▶ [GIVEN DATA]
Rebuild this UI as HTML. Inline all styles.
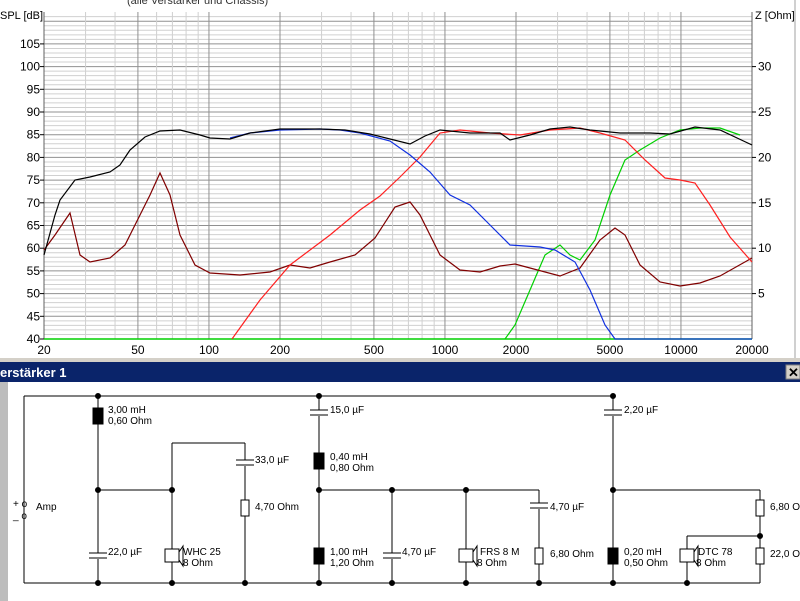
<!DOCTYPE html>
<html><head><meta charset="utf-8"><style>
html,body{margin:0;padding:0;width:800px;height:601px;overflow:hidden;background:#fff;font-family:"Liberation Sans",sans-serif;}
svg{display:block}
</style></head><body>
<svg id="s" width="800" height="601" xmlns="http://www.w3.org/2000/svg" font-family="Liberation Sans, sans-serif" font-size="11">
<rect x="0" y="0" width="800" height="601" fill="#fff"/>
<g id="grid"></g>
<text x="127" y="4" font-size="11" fill="#333">(alle Verstärker und Chassis)</text>
<text x="0" y="19" font-size="11">SPL [dB]</text>
<text x="755" y="19" font-size="11">Z [Ohm]</text>
<g id="lab" font-size="12"></g>
<g fill="none" stroke-width="1.2">
<polyline stroke="#00d000" points="505,339 515,325 530,290 545,255 560,245 570,255 580,260 595,240 610,195 625,160 640,150 660,138 680,130 700,128 720,128 740,135"/>
<polyline stroke="#800000" points="44,250 55,235 70,213 80,255 90,262 110,258 125,245 140,215 150,195 160,173 170,195 180,235 195,265 210,273 240,275 270,272 290,265 310,268 330,262 355,255 375,238 395,207 410,202 420,215 440,255 460,270 480,272 500,266 515,264 530,268 560,276 580,268 600,240 615,228 625,235 640,265 660,282 680,286 700,283 720,276 752,258"/>
<polyline stroke="#ff2020" points="232,339 260,300 290,265 330,235 360,210 380,196 400,177 420,157 440,133 460,130 490,133 520,135 550,130 580,128 600,133 625,140 645,160 665,178 680,180 695,183 710,205 730,237 752,262"/>
<polyline stroke="#1030e0" points="230,138 250,133 280,130 320,129 340,130 360,133 390,141 410,155 430,172 450,195 470,205 490,225 510,245 540,247 555,250 575,262 590,290 605,325 615,339 752,339"/>
<polyline stroke="#000" points="44,255 55,215 60,200 75,180 90,177 110,172 120,165 130,150 145,137 160,131 180,130 200,135 210,138 230,139 250,133 280,129 320,129 345,130 370,134 390,139 410,144 425,136 440,130 470,133 500,133 510,140 530,135 550,129 570,127 590,130 620,133 650,133 670,134 695,127 720,130 752,145"/>
</g>
<rect x="0" y="358" width="800" height="4" fill="#d4d0c8"/>
<rect x="0" y="362" width="800" height="20" fill="#0a246a"/>
<text x="0" y="377" fill="#fff" font-weight="bold" font-size="13">erstärker 1</text>
<rect x="786" y="365" width="14" height="14" fill="#d4d0c8" stroke="#808080"/>
<text x="788" y="377" font-size="13" font-weight="bold">✕</text>
<rect x="0" y="382" width="8" height="219" fill="#bdbdbd"/>
<g id="sch" stroke="#000" fill="none" stroke-width="1"></g>
<g id="sct" font-size="10" fill="#000"></g>
</svg>
<script>
var NS="http://www.w3.org/2000/svg";
function el(p,t,a,txt){var e=document.createElementNS(NS,t);for(var k in a)e.setAttribute(k,a[k]);if(txt!=null)e.textContent=txt;document.getElementById(p).appendChild(e);return e;}
var X=function(f){return 44+(Math.log10(f)-Math.log10(20))/3*708;};
var Y=function(d){return 339-(d-40)*4.54;};
for(var d=40;d<=111;d++){var y=Y(d);if(y<12)break;el("grid","line",{x1:44,x2:752,y1:y,y2:y,stroke:d%5==0?"#909090":"#d0d0d0","stroke-width":1});}
var dec=[10,100,1000,10000];
dec.forEach(function(b){for(var m=1;m<10;m++){var f=b*m;if(f<20||f>20000)continue;var x=X(f);el("grid","line",{x1:x,x2:x,y1:12,y2:339,stroke:(m==1||m==2||m==5)?"#909090":"#d0d0d0"});}});
el("grid","line",{x1:X(20000),x2:X(20000),y1:12,y2:339,stroke:"#909090"});
el("grid","line",{x1:44,x2:44,y1:12,y2:339,stroke:"#606060"});
el("grid","line",{x1:752,x2:752,y1:12,y2:339,stroke:"#606060"});
el("grid","line",{x1:44,x2:752,y1:339,y2:339,stroke:"#00d000","stroke-width":1.5});
el("grid","line",{x1:795,x2:795,y1:0,y2:358,stroke:"#a0a0a0"});
for(var d=40;d<=105;d+=5){el("lab","text",{x:40,y:Y(d)+4,"text-anchor":"end"},d);el("lab","line",{x1:40,x2:44,y1:Y(d),y2:Y(d),stroke:"#000"});}
for(var z=5;z<=30;z+=5){var y=Y(40+2*z);el("lab","text",{x:758,y:y+4},z);el("lab","line",{x1:752,x2:756,y1:y,y2:y,stroke:"#000"});}
[20,50,100,200,500,1000,2000,5000,10000,20000].forEach(function(f){el("lab","text",{x:X(f),y:354,"text-anchor":"middle"},f);});
function L(x1,y1,x2,y2){el("sch","line",{x1:x1,y1:y1,x2:x2,y2:y2});}
function dot(x,y){el("sch","circle",{cx:x,cy:y,r:2.5,fill:"#000"});}
function ind(x,y){el("sch","rect",{x:x-5,y:y-8,width:10,height:16,fill:"#000"});}
function res(x,y){el("sch","rect",{x:x-4,y:y-8,width:8,height:16,fill:"#fff"});}
function cap(x,y){el("sch","rect",{x:x-9,y:y-3,width:18,height:6,fill:"#fff",stroke:"none"});L(x-9,y-3,x+9,y-3);L(x-9,y+2,x+9,y+2);}
function spk(x,y){el("sch","rect",{x:x-7,y:y-7,width:14,height:13,fill:"#fff"});el("sch","polygon",{points:(x+7)+","+(y-4)+" "+(x+11)+","+(y-10)+" "+(x+11)+","+(y+10)+" "+(x+7)+","+(y+4),fill:"#fff"});}
function T(x,y,s){el("sct","text",{x:x,y:y},s);}
L(24,396,613,396);L(24,583,760,583);L(24,396,24,583);
[98,172,245,319,392,466,539,613,687].forEach(function(x){dot(x,583);});
dot(98,396);dot(319,396);dot(613,396);
L(98,396,98,583);L(319,396,319,583);L(613,396,613,583);
L(98,490,172,490);dot(98,490);dot(172,490);
L(172,443,172,583);L(172,443,245,443);L(245,443,245,583);
L(319,490,539,490);dot(319,490);dot(392,490);dot(466,490);
L(392,490,392,583);L(466,490,466,583);L(539,490,539,583);
L(613,490,760,490);dot(613,490);L(760,490,760,583);
L(687,536,760,536);dot(760,536);L(687,536,687,583);
ind(98,416);T(108,413,"3,00 mH");T(108,424,"0,60 Ohm");
cap(98,556);T(108,555,"22,0 µF");
spk(172,556);T(183,555,"WHC 25");T(183,566,"8 Ohm");
cap(245,463);T(255,463,"33,0 µF");res(245,508);T(255,510,"4,70 Ohm");
cap(319,413);T(330,413,"15,0 µF");
ind(319,461);T(330,460,"0,40 mH");T(330,471,"0,80 Ohm");
ind(319,556);T(330,555,"1,00 mH");T(330,566,"1,20 Ohm");
cap(392,556);T(402,555,"4,70 µF");
spk(466,556);T(480,555,"FRS 8 M");T(477,566,"8 Ohm");
cap(539,506);T(550,510,"4,70 µF");res(539,556);T(550,557,"6,80 Ohm");
cap(613,413);T(624,413,"2,20 µF");
ind(613,556);T(624,555,"0,20 mH");T(624,566,"0,50 Ohm");
spk(687,556);T(698,555,"DTC 78");T(696,566,"8 Ohm");
res(760,508);T(770,510,"6,80 Ohm");res(760,556);T(770,557,"22,0 Ohm");
el("sct","text",{x:13,y:507},"+ o");el("sct","text",{x:13,y:519},"_ o");T(36,510,"Amp");
</script>
</body></html>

▶ [DO THIS]
Every line above should be returned word for word, with the pictures left behind.

▶ [WRITTEN RESPONSE]
Rebuild this UI as HTML. Inline all styles.
<!DOCTYPE html>
<html><head><meta charset="utf-8"><style>
html,body{margin:0;padding:0;width:800px;height:601px;overflow:hidden;background:#fff;font-family:"Liberation Sans",sans-serif;}
svg{display:block}
</style></head><body>
<svg id="s" width="800" height="601" xmlns="http://www.w3.org/2000/svg" font-family="Liberation Sans, sans-serif" font-size="11">
<rect x="0" y="0" width="800" height="601" fill="#fff"/>
<g id="grid"></g>
<text x="127" y="4" font-size="11" fill="#333">(alle Verstärker und Chassis)</text>
<text x="0" y="19" font-size="11">SPL [dB]</text>
<text x="755" y="19" font-size="11">Z [Ohm]</text>
<g id="lab" font-size="12"></g>
<g fill="none" stroke-width="1.2">
<polyline stroke="#00d000" points="505,339 515,325 530,290 545,255 560,245 570,255 580,260 595,240 610,195 625,160 640,150 660,138 680,130 700,128 720,128 740,135"/>
<polyline stroke="#800000" points="44,250 55,235 70,213 80,255 90,262 110,258 125,245 140,215 150,195 160,173 170,195 180,235 195,265 210,273 240,275 270,272 290,265 310,268 330,262 355,255 375,238 395,207 410,202 420,215 440,255 460,270 480,272 500,266 515,264 530,268 560,276 580,268 600,240 615,228 625,235 640,265 660,282 680,286 700,283 720,276 752,258"/>
<polyline stroke="#ff2020" points="232,339 260,300 290,265 330,235 360,210 380,196 400,177 420,157 440,133 460,130 490,133 520,135 550,130 580,128 600,133 625,140 645,160 665,178 680,180 695,183 710,205 730,237 752,262"/>
<polyline stroke="#1030e0" points="230,138 250,133 280,130 320,129 340,130 360,133 390,141 410,155 430,172 450,195 470,205 490,225 510,245 540,247 555,250 575,262 590,290 605,325 615,339 752,339"/>
<polyline stroke="#000" points="44,255 55,215 60,200 75,180 90,177 110,172 120,165 130,150 145,137 160,131 180,130 200,135 210,138 230,139 250,133 280,129 320,129 345,130 370,134 390,139 410,144 425,136 440,130 470,133 500,133 510,140 530,135 550,129 570,127 590,130 620,133 650,133 670,134 695,127 720,130 752,145"/>
</g>
<rect x="0" y="358" width="800" height="4" fill="#d4d0c8"/>
<rect x="0" y="362" width="800" height="20" fill="#0a246a"/>
<text x="0" y="377" fill="#fff" font-weight="bold" font-size="13">erstärker 1</text>
<rect x="786" y="365" width="14" height="14" fill="#d4d0c8" stroke="#808080"/>
<text x="788" y="377" font-size="13" font-weight="bold">✕</text>
<rect x="0" y="382" width="8" height="219" fill="#bdbdbd"/>
<g id="sch" stroke="#000" fill="none" stroke-width="1"></g>
<g id="sct" font-size="10" fill="#000"></g>
</svg>
<script>
var NS="http://www.w3.org/2000/svg";
function el(p,t,a,txt){var e=document.createElementNS(NS,t);for(var k in a)e.setAttribute(k,a[k]);if(txt!=null)e.textContent=txt;document.getElementById(p).appendChild(e);return e;}
var X=function(f){return 44+(Math.log10(f)-Math.log10(20))/3*708;};
var Y=function(d){return 339-(d-40)*4.54;};
for(var d=40;d<=111;d++){var y=Y(d);if(y<12)break;el("grid","line",{x1:44,x2:752,y1:y,y2:y,stroke:d%5==0?"#909090":"#d0d0d0","stroke-width":1});}
var dec=[10,100,1000,10000];
dec.forEach(function(b){for(var m=1;m<10;m++){var f=b*m;if(f<20||f>20000)continue;var x=X(f);el("grid","line",{x1:x,x2:x,y1:12,y2:339,stroke:(m==1||m==2||m==5)?"#909090":"#d0d0d0"});}});
el("grid","line",{x1:X(20000),x2:X(20000),y1:12,y2:339,stroke:"#909090"});
el("grid","line",{x1:44,x2:44,y1:12,y2:339,stroke:"#606060"});
el("grid","line",{x1:752,x2:752,y1:12,y2:339,stroke:"#606060"});
el("grid","line",{x1:44,x2:752,y1:339,y2:339,stroke:"#00d000","stroke-width":1.5});
el("grid","line",{x1:795,x2:795,y1:0,y2:358,stroke:"#a0a0a0"});
for(var d=40;d<=105;d+=5){el("lab","text",{x:40,y:Y(d)+4,"text-anchor":"end"},d);el("lab","line",{x1:40,x2:44,y1:Y(d),y2:Y(d),stroke:"#000"});}
for(var z=5;z<=30;z+=5){var y=Y(40+2*z);el("lab","text",{x:758,y:y+4},z);el("lab","line",{x1:752,x2:756,y1:y,y2:y,stroke:"#000"});}
[20,50,100,200,500,1000,2000,5000,10000,20000].forEach(function(f){el("lab","text",{x:X(f),y:354,"text-anchor":"middle"},f);});
function L(x1,y1,x2,y2){el("sch","line",{x1:x1,y1:y1,x2:x2,y2:y2});}
function dot(x,y){el("sch","circle",{cx:x,cy:y,r:2.5,fill:"#000"});}
function ind(x,y){el("sch","rect",{x:x-5,y:y-8,width:10,height:16,fill:"#000"});}
function res(x,y){el("sch","rect",{x:x-4,y:y-8,width:8,height:16,fill:"#fff"});}
function cap(x,y){el("sch","rect",{x:x-9,y:y-3,width:18,height:6,fill:"#fff",stroke:"none"});L(x-9,y-3,x+9,y-3);L(x-9,y+2,x+9,y+2);}
function spk(x,y){el("sch","rect",{x:x-7,y:y-7,width:14,height:13,fill:"#fff"});el("sch","polygon",{points:(x+7)+","+(y-4)+" "+(x+11)+","+(y-10)+" "+(x+11)+","+(y+10)+" "+(x+7)+","+(y+4),fill:"#fff"});}
function T(x,y,s){el("sct","text",{x:x,y:y},s);}
L(24,396,613,396);L(24,583,760,583);L(24,396,24,583);
[98,172,245,319,392,466,539,613,687].forEach(function(x){dot(x,583);});
dot(98,396);dot(319,396);dot(613,396);
L(98,396,98,583);L(319,396,319,583);L(613,396,613,583);
L(98,490,172,490);dot(98,490);dot(172,490);
L(172,443,172,583);L(172,443,245,443);L(245,443,245,583);
L(319,490,539,490);dot(319,490);dot(392,490);dot(466,490);
L(392,490,392,583);L(466,490,466,583);L(539,490,539,583);
L(613,490,760,490);dot(613,490);L(760,490,760,583);
L(687,536,760,536);dot(760,536);L(687,536,687,583);
ind(98,416);T(108,413,"3,00 mH");T(108,424,"0,60 Ohm");
cap(98,556);T(108,555,"22,0 µF");
spk(172,556);T(183,555,"WHC 25");T(183,566,"8 Ohm");
cap(245,463);T(255,463,"33,0 µF");res(245,508);T(255,510,"4,70 Ohm");
cap(319,413);T(330,413,"15,0 µF");
ind(319,461);T(330,460,"0,40 mH");T(330,471,"0,80 Ohm");
ind(319,556);T(330,555,"1,00 mH");T(330,566,"1,20 Ohm");
cap(392,556);T(402,555,"4,70 µF");
spk(466,556);T(480,555,"FRS 8 M");T(477,566,"8 Ohm");
cap(539,506);T(550,510,"4,70 µF");res(539,556);T(550,557,"6,80 Ohm");
cap(613,413);T(624,413,"2,20 µF");
ind(613,556);T(624,555,"0,20 mH");T(624,566,"0,50 Ohm");
spk(687,556);T(698,555,"DTC 78");T(696,566,"8 Ohm");
res(760,508);T(770,510,"6,80 Ohm");res(760,556);T(770,557,"22,0 Ohm");
el("sct","text",{x:13,y:507},"+ o");el("sct","text",{x:13,y:519},"_ o");T(36,510,"Amp");
</script>
</body></html>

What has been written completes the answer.